- **WHAT IS ASKED**:
All pictures are to be skipped; retype only the lines from the top of the entries through the line with "(rtl) at (417,66)", both included.

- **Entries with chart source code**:
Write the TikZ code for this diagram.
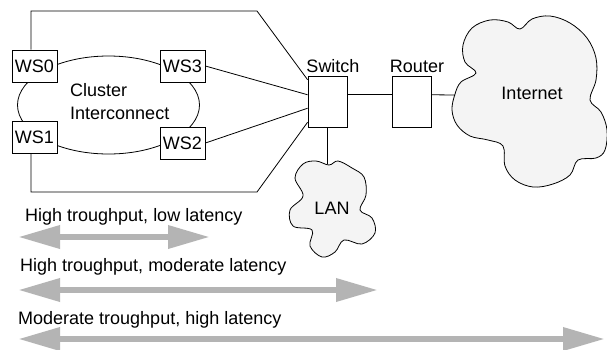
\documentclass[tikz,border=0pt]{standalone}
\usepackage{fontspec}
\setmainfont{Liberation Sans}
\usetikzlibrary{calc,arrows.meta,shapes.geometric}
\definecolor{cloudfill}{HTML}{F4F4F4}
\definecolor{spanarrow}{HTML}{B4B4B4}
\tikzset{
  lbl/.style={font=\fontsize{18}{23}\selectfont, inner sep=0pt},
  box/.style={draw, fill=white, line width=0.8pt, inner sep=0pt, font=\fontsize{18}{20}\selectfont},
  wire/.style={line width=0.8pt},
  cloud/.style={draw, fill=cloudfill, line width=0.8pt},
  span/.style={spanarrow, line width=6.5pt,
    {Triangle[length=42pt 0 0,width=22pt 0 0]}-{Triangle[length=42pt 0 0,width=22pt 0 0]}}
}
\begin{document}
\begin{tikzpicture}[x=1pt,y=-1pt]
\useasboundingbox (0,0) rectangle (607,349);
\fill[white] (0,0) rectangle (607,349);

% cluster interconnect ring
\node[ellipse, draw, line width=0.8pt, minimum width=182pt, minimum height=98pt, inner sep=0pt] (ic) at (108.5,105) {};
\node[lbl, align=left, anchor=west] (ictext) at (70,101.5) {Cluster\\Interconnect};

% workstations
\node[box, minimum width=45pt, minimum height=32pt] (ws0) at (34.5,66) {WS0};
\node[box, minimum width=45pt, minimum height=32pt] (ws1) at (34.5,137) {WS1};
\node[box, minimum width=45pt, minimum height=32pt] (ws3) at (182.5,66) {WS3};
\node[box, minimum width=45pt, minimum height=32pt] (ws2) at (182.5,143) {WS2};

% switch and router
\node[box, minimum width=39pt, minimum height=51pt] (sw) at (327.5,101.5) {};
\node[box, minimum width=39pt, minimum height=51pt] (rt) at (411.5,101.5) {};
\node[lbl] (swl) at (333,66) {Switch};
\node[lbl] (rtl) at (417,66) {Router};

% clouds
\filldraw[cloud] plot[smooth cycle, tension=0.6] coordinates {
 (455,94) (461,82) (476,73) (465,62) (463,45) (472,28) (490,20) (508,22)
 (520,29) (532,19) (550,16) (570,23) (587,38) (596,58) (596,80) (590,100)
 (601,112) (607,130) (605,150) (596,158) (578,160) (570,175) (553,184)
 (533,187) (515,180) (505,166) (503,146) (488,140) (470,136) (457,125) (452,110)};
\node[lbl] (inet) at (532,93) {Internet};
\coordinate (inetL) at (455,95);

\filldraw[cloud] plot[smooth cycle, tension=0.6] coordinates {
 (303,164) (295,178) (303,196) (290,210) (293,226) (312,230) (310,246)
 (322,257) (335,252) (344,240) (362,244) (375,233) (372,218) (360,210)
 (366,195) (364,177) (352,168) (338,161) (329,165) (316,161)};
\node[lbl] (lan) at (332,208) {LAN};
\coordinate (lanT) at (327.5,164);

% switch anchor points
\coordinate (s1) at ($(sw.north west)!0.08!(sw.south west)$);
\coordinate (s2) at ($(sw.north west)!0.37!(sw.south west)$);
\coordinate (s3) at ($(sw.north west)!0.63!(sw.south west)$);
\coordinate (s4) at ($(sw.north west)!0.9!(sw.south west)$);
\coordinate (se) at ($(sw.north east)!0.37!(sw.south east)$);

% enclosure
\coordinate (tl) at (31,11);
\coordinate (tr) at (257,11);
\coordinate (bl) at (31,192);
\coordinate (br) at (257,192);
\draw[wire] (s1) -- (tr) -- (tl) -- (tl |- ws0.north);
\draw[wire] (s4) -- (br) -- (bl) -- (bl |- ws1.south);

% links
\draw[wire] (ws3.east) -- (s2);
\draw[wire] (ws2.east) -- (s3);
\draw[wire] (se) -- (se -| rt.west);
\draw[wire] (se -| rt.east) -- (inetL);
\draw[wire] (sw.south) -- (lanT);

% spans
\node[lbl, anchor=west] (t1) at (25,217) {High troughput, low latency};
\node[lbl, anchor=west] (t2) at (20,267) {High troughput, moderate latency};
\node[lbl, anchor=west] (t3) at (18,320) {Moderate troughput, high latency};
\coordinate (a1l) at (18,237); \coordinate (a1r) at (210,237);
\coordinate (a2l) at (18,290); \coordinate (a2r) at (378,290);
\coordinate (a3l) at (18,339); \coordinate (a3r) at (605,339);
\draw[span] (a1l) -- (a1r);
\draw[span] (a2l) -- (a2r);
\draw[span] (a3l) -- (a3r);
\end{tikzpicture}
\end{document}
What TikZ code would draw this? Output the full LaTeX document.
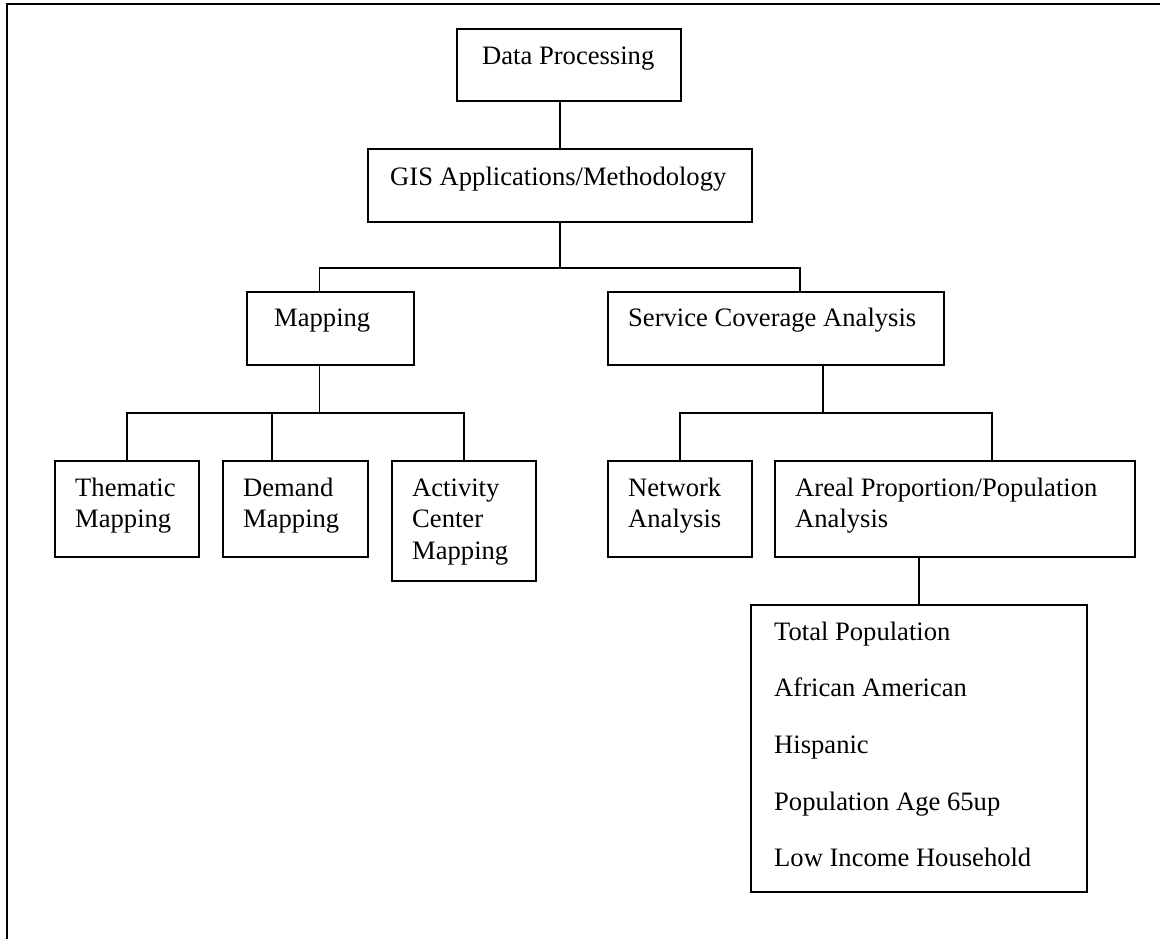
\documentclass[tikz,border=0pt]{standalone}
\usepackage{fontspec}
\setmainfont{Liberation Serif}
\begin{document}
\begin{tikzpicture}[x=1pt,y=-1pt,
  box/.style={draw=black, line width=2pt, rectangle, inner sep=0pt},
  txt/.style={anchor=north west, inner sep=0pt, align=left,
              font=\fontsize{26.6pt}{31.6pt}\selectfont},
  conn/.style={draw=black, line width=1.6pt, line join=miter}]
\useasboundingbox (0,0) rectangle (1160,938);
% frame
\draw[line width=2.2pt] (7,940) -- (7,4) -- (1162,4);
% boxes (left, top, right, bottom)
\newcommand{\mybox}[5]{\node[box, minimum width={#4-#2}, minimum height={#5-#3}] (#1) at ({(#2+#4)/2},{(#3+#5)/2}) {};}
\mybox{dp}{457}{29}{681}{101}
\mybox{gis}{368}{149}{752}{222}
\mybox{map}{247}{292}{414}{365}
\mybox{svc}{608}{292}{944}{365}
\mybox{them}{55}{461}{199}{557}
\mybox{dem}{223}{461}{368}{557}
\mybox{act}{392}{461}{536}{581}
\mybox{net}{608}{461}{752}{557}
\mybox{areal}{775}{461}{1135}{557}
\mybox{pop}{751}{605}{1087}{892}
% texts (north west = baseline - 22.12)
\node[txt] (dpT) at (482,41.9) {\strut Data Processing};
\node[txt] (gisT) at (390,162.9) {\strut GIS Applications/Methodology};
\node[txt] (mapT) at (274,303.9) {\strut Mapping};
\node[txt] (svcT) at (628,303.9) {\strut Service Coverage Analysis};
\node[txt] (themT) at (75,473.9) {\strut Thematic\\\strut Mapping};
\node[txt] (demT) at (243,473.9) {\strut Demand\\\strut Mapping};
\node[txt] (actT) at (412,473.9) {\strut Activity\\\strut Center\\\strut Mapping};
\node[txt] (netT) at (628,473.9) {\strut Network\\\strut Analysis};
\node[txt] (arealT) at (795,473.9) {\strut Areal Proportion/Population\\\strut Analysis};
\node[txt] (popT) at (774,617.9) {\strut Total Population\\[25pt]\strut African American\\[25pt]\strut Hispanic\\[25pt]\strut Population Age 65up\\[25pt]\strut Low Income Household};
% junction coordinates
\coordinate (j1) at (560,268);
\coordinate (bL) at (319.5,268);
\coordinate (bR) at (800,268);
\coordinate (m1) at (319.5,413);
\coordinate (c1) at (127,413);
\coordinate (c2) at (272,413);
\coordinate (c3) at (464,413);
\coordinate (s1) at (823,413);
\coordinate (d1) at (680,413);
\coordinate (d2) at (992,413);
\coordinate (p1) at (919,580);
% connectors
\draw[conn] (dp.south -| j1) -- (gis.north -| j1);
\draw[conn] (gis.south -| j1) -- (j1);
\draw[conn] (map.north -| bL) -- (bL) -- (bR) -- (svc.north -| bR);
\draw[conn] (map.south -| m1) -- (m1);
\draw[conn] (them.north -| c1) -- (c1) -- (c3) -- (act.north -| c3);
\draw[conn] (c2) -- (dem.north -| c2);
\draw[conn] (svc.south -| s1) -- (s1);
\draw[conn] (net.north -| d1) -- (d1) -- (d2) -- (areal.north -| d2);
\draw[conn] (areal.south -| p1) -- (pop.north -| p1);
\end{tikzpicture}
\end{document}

- **FINISHED ANSWER**:
Write the TikZ code for this diagram.
\documentclass[tikz,border=0pt]{standalone}
\usepackage{fontspec}
\setmainfont{Liberation Sans}
\usetikzlibrary{calc,arrows.meta,shapes.geometric}
\definecolor{cloudfill}{HTML}{F4F4F4}
\definecolor{spanarrow}{HTML}{B4B4B4}
\tikzset{
  lbl/.style={font=\fontsize{18}{23}\selectfont, inner sep=0pt},
  box/.style={draw, fill=white, line width=0.8pt, inner sep=0pt, font=\fontsize{18}{20}\selectfont},
  wire/.style={line width=0.8pt},
  cloud/.style={draw, fill=cloudfill, line width=0.8pt},
  span/.style={spanarrow, line width=6.5pt,
    {Triangle[length=42pt 0 0,width=22pt 0 0]}-{Triangle[length=42pt 0 0,width=22pt 0 0]}}
}
\begin{document}
\begin{tikzpicture}[x=1pt,y=-1pt]
\useasboundingbox (0,0) rectangle (607,349);
\fill[white] (0,0) rectangle (607,349);

% cluster interconnect ring
\node[ellipse, draw, line width=0.8pt, minimum width=182pt, minimum height=98pt, inner sep=0pt] (ic) at (108.5,105) {};
\node[lbl, align=left, anchor=west] (ictext) at (70,101.5) {Cluster\\Interconnect};

% workstations
\node[box, minimum width=45pt, minimum height=32pt] (ws0) at (34.5,66) {WS0};
\node[box, minimum width=45pt, minimum height=32pt] (ws1) at (34.5,137) {WS1};
\node[box, minimum width=45pt, minimum height=32pt] (ws3) at (182.5,66) {WS3};
\node[box, minimum width=45pt, minimum height=32pt] (ws2) at (182.5,143) {WS2};

% switch and router
\node[box, minimum width=39pt, minimum height=51pt] (sw) at (327.5,101.5) {};
\node[box, minimum width=39pt, minimum height=51pt] (rt) at (411.5,101.5) {};
\node[lbl] (swl) at (333,66) {Switch};
\node[lbl] (rtl) at (417,66) {Router};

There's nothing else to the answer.